From the bougainvillea they saw no one, only the light in Renata’s kitchen, and just before four o’clock they entered her home like burglars. She took Quinn to the living room and he sat alone with the light from a street lamp glinting on the crystal chandelier, the huge silver punch bowl, and large silver-framed photos he could barely see but presumed were her parents. As he gained power over the darkness he saw a painting that demanded his gaze — a full-length albino figure, faceless except for cutout eyes, embracing a black figure with a hidden face, the albino holding a fish that was grinning like a devil. The figures were overlain with strands of seaweed, and the image haunted Quinn. He remembered a similar painting in the Bellas Artes, obviously by the same artist, illuminating the grisly myth of Sikan, who was beheaded for revealing the secret of the god Tanze; and in days to come Renata would tell him the grislier tale of the painter herself, dead of suicide.

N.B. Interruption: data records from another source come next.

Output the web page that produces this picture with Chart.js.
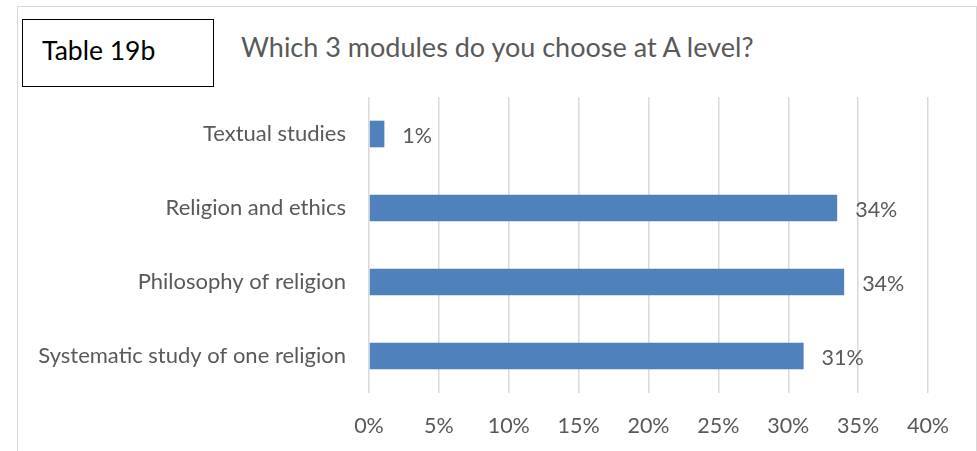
<!DOCTYPE html>
<html>
<head>
<meta charset="utf-8">
<script src="https://cdn.jsdelivr.net/npm/chart.js@4.4.1/dist/chart.umd.min.js"></script>
<style>
  html, body { margin: 0; padding: 0; background: #ffffff; }
  #wrap { position: relative; width: 977px; height: 451px; overflow: hidden; font-family: Lato, "Liberation Sans", sans-serif; }
  #frame { position: absolute; left: 17px; top: 6px; width: 960px; height: 460px; border: 1px solid #d9d9d9; box-sizing: border-box; }
  #tag { position: absolute; left: 22px; top: 19px; width: 192px; height: 68px; border: 1px solid #000; box-sizing: border-box;
         font-size: 26.5px; color: #000; line-height: 60px; padding-left: 19px; }
  #heading { position: absolute; left: 241px; top: 31px; font-size: 27px; color: #595959; line-height: 32px; white-space: nowrap; }
  canvas { position: absolute; left: 0; top: 0; }
</style>
</head>
<body>
<div id="wrap">
  <div id="frame"></div>
  <div id="tag">Table 19b</div>
  <div id="heading">Which 3 modules do you choose at A level?</div>
  <canvas id="chart" width="977" height="451"></canvas>
</div>
<script>
// Modules offered at A level and the share of respondents choosing each (%)
const modules = [
  "Textual studies",
  "Religion and ethics",
  "Philosophy of religion",
  "Systematic study of one religion"
];
const shares = [1.1, 33.5, 34.0, 31.1];
const axisTicks = [0, 5, 10, 15, 20, 25, 30, 35, 40];

const textColor = "#595959";
const fontFamily = "Lato, 'Liberation Sans', sans-serif";

// Writes the rounded percentage just past the end of each bar
const valueLabels = {
  id: "valueLabels",
  afterDatasetsDraw(chart) {
    const ctx = chart.ctx;
    const meta = chart.getDatasetMeta(0);
    ctx.save();
    ctx.font = "21.5px " + fontFamily;
    ctx.fillStyle = textColor;
    ctx.textAlign = "left";
    ctx.textBaseline = "middle";
    meta.data.forEach((bar, i) => {
      ctx.fillText(Math.round(shares[i]) + "%", bar.x + 18, bar.y + 2);
    });
    ctx.restore();
  }
};

new Chart(document.getElementById("chart"), {
  type: "bar",
  data: {
    labels: modules,
    datasets: [{
      data: shares,
      backgroundColor: "#4f81bd",
      borderWidth: 0,
      categoryPercentage: 1,
      barPercentage: 0.36
    }]
  },
  options: {
    indexAxis: "y",
    responsive: false,
    animation: false,
    layout: { padding: { left: 0, right: 49, top: 97, bottom: 0 } },
    plugins: { legend: { display: false }, tooltip: { enabled: false }, title: { display: false } },
    scales: {
      x: {
        min: 0,
        max: 40,
        afterBuildTicks(scale) { scale.ticks = axisTicks.map(v => ({ value: v })); },
        afterFit(scale) { scale.height = 451 - 393; },
        border: { display: false },
        grid: { color: "#d9d9d9", lineWidth: 1.5, drawTicks: false },
        ticks: {
          padding: 20,
          color: textColor,
          font: { family: fontFamily, size: 21.5 },
          callback: v => v + "%"
        }
      },
      y: {
        afterFit(scale) { scale.width = 369; },
        border: { display: false },
        grid: { display: false, drawTicks: false },
        ticks: {
          padding: 23,
          color: textColor,
          font: { family: fontFamily, size: 22 }
        }
      }
    }
  },
  plugins: [valueLabels]
});
</script>
</body>
</html>
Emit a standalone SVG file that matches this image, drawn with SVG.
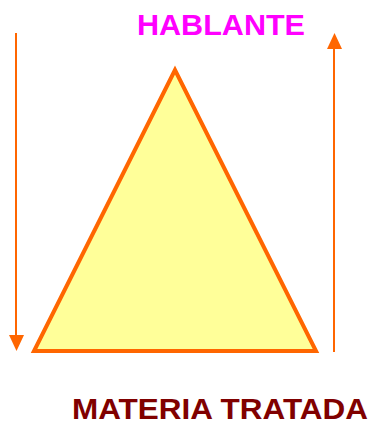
<svg xmlns="http://www.w3.org/2000/svg" width="370" height="426" viewBox="0 0 370 426">
<style>
.arr{stroke:#FF6600;stroke-width:2;fill:none}
.head{fill:#FF6600}
.lbl{font-family:"Liberation Sans",Arial,sans-serif;font-weight:bold;font-size:30px}
</style>
<g id="connectors">
<line class="arr" x1="16" y1="33" x2="16" y2="337"/>
<path class="head" d="M9,335 L24,335 L16.5,351 Z"/>
<line class="arr" x1="334" y1="352" x2="334" y2="48"/>
<path class="head" d="M327,49 L342,49 L334.5,33 Z"/>
</g>
<g id="triangle">
<polygon points="175,70 34,351 316,351" fill="#FFFF99" stroke="#FF6600" stroke-width="4" stroke-linejoin="miter"/>
</g>
<g id="hablante">
<text class="lbl" x="137" y="35" fill="#FF00FF" textLength="168" lengthAdjust="spacingAndGlyphs">HABLANTE</text>
</g>
<g id="materia">
<text class="lbl" x="72" y="419" fill="#800000" textLength="296" lengthAdjust="spacingAndGlyphs">MATERIA TRATADA</text>
</g>
</svg>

Renata had gone quietly upstairs to her mother’s bed, knelt beside it and whispered “Mami,” then shushed her mother and held her arm so she would not move it and wake her sleeping husband. She backed away, beckoning her mother, and they retreated to Renata’s room where she delivered a capsule history of two days of death, terror, and fear of the police who wanted to interrogate her as the friend of a Palace attacker. I knew him only through his painting, Mamita, it is such a tragedy. I am all right, as you can see and I have Esme’s car and I have a friend downstairs, an americano who helped me, and we’re going to Cárdenas to stay with Tía Gabriela, but you must tell no one where I am or they will come and arrest me. I need clothes and money, Mamita, and don’t tell Papa or he will be furious and think I’m in politics. But the politics are not mine; they belong to an artist I knew who is dead.
While her mother went to get money Renata pulled from under her bed the large cardboard box where she kept valuables and letters. She took out the red and white Changó beads and put them around her neck. She uncovered the three pistols she kept in the box, put two back and kept the Colt Cobra.38, which she wrapped in her underwear and put in the suitcase along with blouses, skirts, makeup, hairbrush, toiletries, and the bottle of perfume, Gardenia, that Alejo Carpentier gave her.
Her mother sat on the bed by the suitcase and handed Renata six hundred dollars in cash, all she had in the house. Renata said that’s wonderful, tell Papa I love him and I will call, or maybe someone else will call and say the clock is fixed, which will mean I am all right.
“Natita,” said her mother, “you are a problem child and you do not tell the truth. I won’t ask what this is about for it will kill me if it is what I think it is, and kill your father before it kills me. You have a second life. One life is not enough for you. You are the strangest child and I love you for that, but be careful with your precious life and do not be crazy. Now take me down to meet your American. Is he Catholic? Does he have money?”
Quinn instantly recognized Renata in her mother’s beauty, obviously a genetic gift to this family. Even in her tightly clutched silk robe she had the elegant, lustrous look of a silent movie vamp — Dolores del Rio came to mind.